How do I account for the lattice structure of a solid when computing the bulk modulus, given an interatomic potential?
The bulk modulus, $B$, can be expressed as the second derivative of the interatomic potential energy, $u$, with respect to the volume per atom, $V$:
$$ B = V_0 \, \frac{d^2u}{dV^2}\Bigr|_{V=V_0},$$
where $V_0$ is the equilibrium volume. It seems like both $V_0$ and therefore $dV$ should depend on the lattice structure of the solid.
I hoped that given a good enough model for the interatomic potential one could calculate $B$ for an actual crystal to 10% or better, and then use the calculation as a group problem solving activity in a sophomore level course.
NaCl has a simple cubic lattice.
Using a spherical volume element should not work, because of the spherical packing problem. The right thing to do seems to be to use a cubic volume element:
$$ V_0 = xyz = {r_0}^3 \quad\quad\mathrm{and}\quad\quad dV = yz\,dx + xz\,dy + xy\,dz = 3r^2\, dr.$$
Carrying through the calculation leads to:
$$B = V_0 \frac{1}{3r^2}\frac{d}{dr}\left[ \frac{1}{3r^2}\frac{du}{dr}\right]\Bigr|_{r=r_0} = \frac{{r_0}^3}{3{r_0}^2}\left[ -\frac{2}{3{r_0}^3}\frac{du}{dr}\Bigr|_{r=r_0} + \frac{1}{3{r_0}^2}\frac{d^2u}{dr^2}\Bigr|_{r=r_0}\right]$$
At the equilibrium lattice spacing $\frac{du}{dr}|_{r=r_0}=0$, so
$$ B = \frac{1}{9 r_0}\,\frac{d^2u}{dr^2}\Bigr|_{r=r_0}$$
Using an exponentially screened interatomic potential model and actual data for NaCl this gives about a factor of two too big for the bulk modulus.
Digging around in some old books I found a relevant exercise in Ashcroft and Mermin, Solid State Physics (1976). In chapter 20 of that text problem 2 begins:
Show that the bulk modulus for an ionic crystal with the NaCl structure is given by $$ B = \frac{1}{18 r_0}\,\frac{d^2u}{dr^2}\Bigr|_{r=r_0}$$
So there's my factor of two! The question remains, why? Why is the prefactor $18$ and not $9$?
The text isn't particularly well cross referenced, so I'm having trouble digging out how to set things up from earlier chapters.

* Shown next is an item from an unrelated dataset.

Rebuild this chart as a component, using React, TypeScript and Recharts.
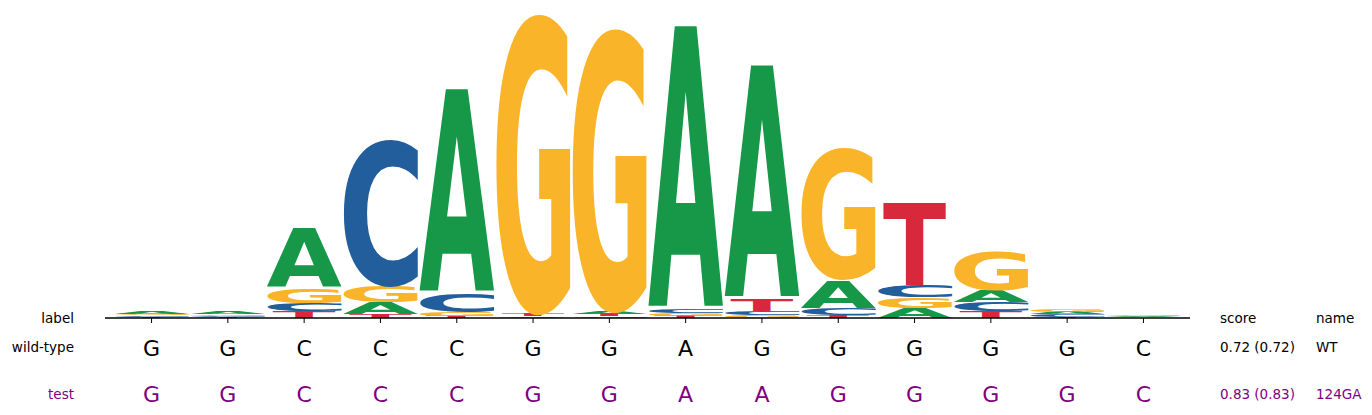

There's a similar example problem using a face-centered cubic lattice. The authors, pull some nearest neighbor factors out of thin air and write down the volume element $V_{FCC}=\frac{r^3}{\sqrt{2}}$ with little explanation. But for the simple cubic lattice, the lattice constant just is the nearest neighbor distance. $V_{SC}=2r^3$ will give the right answer, but where does that $2$ come from.
How do I correctly set up the volume element for a simple cubic lattice?
Best Answer
A little bit of pedantry first: NaCl has a face-centered cubic lattice structure with 2 atoms in the basis (1 Na and 1 Cl), which looks like a simple cubic structure only if we ignore that there are two different kinds of atoms. In the following, $r$ will be the minimum separation between atoms, i.e. the shortest distance between a sodium and a chlorine atom. In the case of NaCl, the equilibrium distance of $r$ is exactly half the lattice constant $r_0 = a/2$, and would be the lattice constant of the simple cubic lattice, if the two types of atoms were indeed identical. Going off your question, I assume this is what you used.
Regarding your calculation, Ashcroft and Mermin point out the convention that threw you off in a footnote, in my edition it's in chapter 20, ionic crystals, page 403, footnote 11, which reads
Since your cube of side length $r$ only contains a total of half a cation and half an anion, that's only half an ion pair. The correctly sized volume to go with the given convention for $u$ is therefore one that contains a full ion pair, which must then consequently be twice as large, i.e. $V=2r^3$.